Però è sicuramente vero che il modo, perfino la distribuzione geografica, con cui si è stratificata la presenza degli stranieri che vivono stabilmente in Italia è molto diverso da quello francese e anche da quello inglese. Ghetti da noi, con qualche riprovevole eccezione, non ce ne sono. E anche i quartieri delle nostre città a più forte concentrazione di immigrati non presentano certo le caratteristiche sociali e culturali delle banlieue parigine. Il vero problema italiano semmai, è quello dei cosiddetti “clandestini”, di chi è costretto a una vita fuorilegge. Quel serbatoio di illegalità va perciò prosciugato il più possibile, anche attraverso l’accoglienza e l’integrazione, non solo provando a rallentare il traffico di esseri umani nel Mediterraneo.

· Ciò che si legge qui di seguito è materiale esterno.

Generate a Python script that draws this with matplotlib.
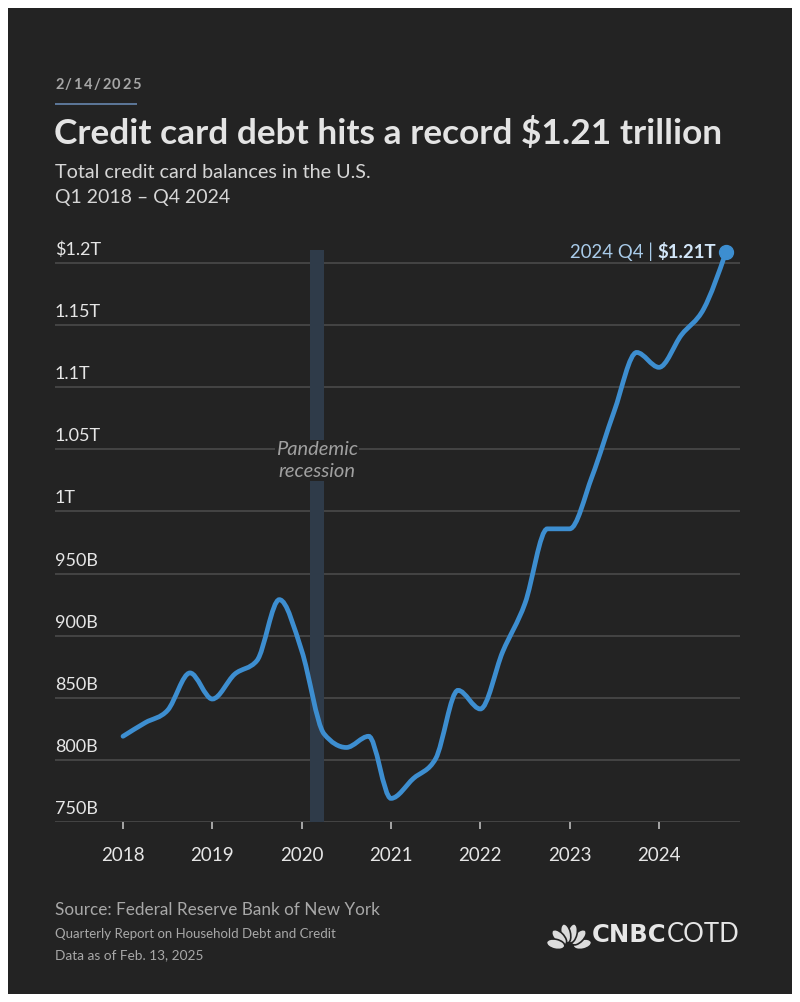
import numpy as np
import matplotlib
matplotlib.use("Agg")
import matplotlib.pyplot as plt
from matplotlib.path import Path
from matplotlib.patches import PathPatch, Rectangle, Ellipse

# quarterly credit card balances, billions of dollars (Q1 2018 .. Q4 2024)
quarters = np.arange(2018, 2025, 0.25)
balances = [819, 830, 840, 870, 849, 869, 880, 929,
            888, 821, 810, 819, 769, 785, 801, 856,
            841, 887, 926, 986, 986, 1028, 1081, 1128,
            1116, 1142, 1163, 1209]

year_ticks = [2018, 2019, 2020, 2021, 2022, 2023, 2024]
y_ticks = [750, 800, 850, 900, 950, 1000, 1050, 1100, 1150, 1200]
y_labels = ["750B", "800B", "850B", "900B", "950B", "1T", "1.05T", "1.1T", "1.15T", "$1.2T"]
recession_start, recession_end = 2020.09, 2020.25
last_label = "2024 Q4 | "
last_value = "$1.21T"

BG = "#232323"
LINE = "#3d8ed0"
FONT = ["Lato", "DejaVu Sans"]
plt.rcParams["font.family"] = FONT

W, H = 800, 1002
fig = plt.figure(figsize=(W / 100, H / 100), dpi=100)
fig.patch.set_facecolor("white")


def fx(px):
    return px / W


def fy(py):
    return 1 - py / H


# dark card inside the white border
fig.patches.append(Rectangle((fx(8), fy(994)), fx(784), 986 / H, transform=fig.transFigure,
                             facecolor=BG, edgecolor="none", zorder=-5))

# header: date with letter spacing
renderer = fig.canvas.get_renderer()
cur = 55
for ch in "2/14/2025":
    t = fig.text(fx(cur), fy(85), ch, color="#a6a6a6", fontsize=10.5, fontweight="bold",
                 va="center", ha="left")
    cur = t.get_window_extent(renderer).x1 + 1.6
fig.patches.append(Rectangle((fx(55), fy(105)), fx(82), 2 / H, transform=fig.transFigure,
                             facecolor="#5b7596", edgecolor="none", zorder=-4))
fig.text(fx(54), fy(134), "Credit card debt hits a record $1.21 trillion", color="#e4e4e4",
         fontsize=25.4, fontweight="bold", va="center", ha="left")
fig.text(fx(55), fy(172), "Total credit card balances in the U.S.", color="#d6d6d6",
         fontsize=14.2, va="center", ha="left")
fig.text(fx(55), fy(197), "Q1 2018 \u2013 Q4 2024", color="#d6d6d6",
         fontsize=14, va="center", ha="left")

# chart area
ax_top, ax_bot = 240, 822
ax = fig.add_axes([fx(55), fy(ax_bot), fx(740 - 55), (ax_bot - ax_top) / H])
ax.set_facecolor("none")
px_per_year = (659 - 123) / 6
ax.set_xlim(2018 - (123 - 55) / px_per_year, 2024 + (740 - 659) / px_per_year)
px_per_b = (822 - 263) / 450
ax.set_ylim(750, 1200 + (263 - ax_top) / px_per_b)

for s in ax.spines.values():
    s.set_visible(False)
ax.set_yticks(y_ticks)
ax.yaxis.set_tick_params(length=0, labelleft=False)
ax.grid(axis="y", color="#4e4e4e", linewidth=1.1)
ax.set_axisbelow(True)
ax.set_xticks(year_ticks)
ax.set_xticklabels([str(y) for y in year_ticks])
ax.tick_params(axis="x", length=5, width=1.2, color="#bdbdbd", pad=13,
               labelsize=13.5, labelcolor="#e6e6e6")

for v, lab in zip(y_ticks, y_labels):
    ax.annotate(lab, xy=(0, v), xycoords=ax.get_yaxis_transform(),
                xytext=(0, 13), textcoords="offset pixels",
                ha="left", va="center", fontsize=13, color="#e6e6e6")

# recession band
band_top = 1200 + 13 / px_per_b
ax.fill_between([recession_start, recession_end], 750, band_top,
                color="#2f3b49", linewidth=0, zorder=1)
ax.text((recession_start + recession_end) / 2, 1041, "Pandemic\nrecession",
        ha="center", va="center", fontsize=14.5, style="italic", color="#a0a0a0",
        linespacing=1.3, zorder=3,
        bbox=dict(boxstyle="square,pad=0.05", facecolor=BG, edgecolor="none"))


# smooth monotone curve through the quarterly points
def monotone_path(x, y):
    x = np.asarray(x, float)
    y = np.asarray(y, float)
    n = len(x)
    h = np.diff(x)
    s = np.diff(y) / h
    t = np.zeros(n)
    for i in range(1, n - 1):
        p = (s[i - 1] * h[i] + s[i] * h[i - 1]) / (h[i - 1] + h[i])
        t[i] = (np.sign(s[i - 1]) + np.sign(s[i])) * min(abs(s[i - 1]), abs(s[i]), 0.5 * abs(p))
    t[0] = (3 * s[0] - t[1]) / 2
    t[-1] = (3 * s[-1] - t[-2]) / 2
    verts = [(x[0], y[0])]
    codes = [Path.MOVETO]
    for i in range(n - 1):
        dx = h[i] / 3
        verts += [(x[i] + dx, y[i] + dx * t[i]), (x[i + 1] - dx, y[i + 1] - dx * t[i + 1]),
                  (x[i + 1], y[i + 1])]
        codes += [Path.CURVE4] * 3
    return Path(verts, codes)


ax.add_patch(PathPatch(monotone_path(quarters, balances), facecolor="none",
                       edgecolor=LINE, linewidth=3.4, capstyle="round", zorder=4))
ax.plot(quarters[-1], balances[-1], "o", color=LINE, markersize=10, zorder=5, clip_on=False)

t1 = ax.annotate(last_value, xy=(quarters[-1], balances[-1]), xytext=(-10, 0),
                 textcoords="offset pixels", ha="right", va="center",
                 fontsize=13.4, fontweight="bold", color="#d2e6f8")
ax.annotate(last_label, xy=(0, 0.5), xycoords=t1, ha="right", va="center",
            fontsize=13.4, color="#a9cbe9")

# footer
fig.text(fx(55), fy(910), "Source: Federal Reserve Bank of New York", color="#a8a8a8",
         fontsize=12.3, va="center", ha="left")
fig.text(fx(55), fy(934), "Quarterly Report on Household Debt and Credit", color="#a8a8a8",
         fontsize=9.5, va="center", ha="left")
fig.text(fx(55), fy(955), "Data as of Feb. 13, 2025", color="#a8a8a8",
         fontsize=9.8, va="center", ha="left")

# logo
lax = fig.add_axes([fx(546), fy(949), fx(46), 30 / H])
lax.set_xlim(-1.6, 1.6)
lax.set_ylim(0, 2.0)
lax.axis("off")
for ang in [12, 44, 76, 104, 136, 168]:
    r = np.deg2rad(ang)
    lax.add_patch(Ellipse((0.95 * np.cos(r), 0.12 + 0.95 * np.sin(r)), 1.3, 0.66, angle=ang,
                          facecolor="#dcdcdc", edgecolor=BG, linewidth=1.2))
logo = fig.text(fx(592), fy(935), "CNBC", color="#e6e6e6", fontsize=17.5,
                fontweight="bold", family="DejaVu Sans", va="center", ha="left")
bb = logo.get_window_extent(renderer)
fig.text(bb.x1 / W, fy(935), "COTD", color="#e6e6e6", fontsize=18.5, fontweight="normal",
         family=["Lato", "DejaVu Sans"], va="center", ha="left")

fig.savefig("out.png", dpi=100, facecolor=fig.get_facecolor())
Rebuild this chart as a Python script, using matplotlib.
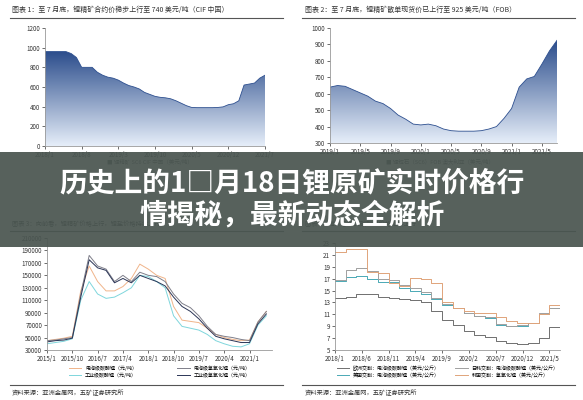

C’è però un aspetto della condizione giovanile in Italia che non va sottovalutato. Mentre in Francia i ragazzi facevano notizie per gli scontri con la polizia, da noi le cronache raccontavano gli scontri stradali di super-car guidati da giovanissimi ebbri di velocità o di stupefacenti. Oppure ancora di delitti atroci per un po’ di droga, di pestaggi mortali a barboni, di sfide tra bande, di accoltellamenti del sabato sera per una ragazza, di femminicidi. Lungi da me voler accostare i due fenomeni. Ma quel sottofondo di nichilismo, di perdita di senso della vita, che certamente c’è sotto la pelle della questione razziale nella rivolta dei teenager francesi, agisce eccome anche da noi nel corrompere l’animo dei nostri figli, anche se assume forme per così dire più “private”. E proprio per questo perfino più incomprensibili.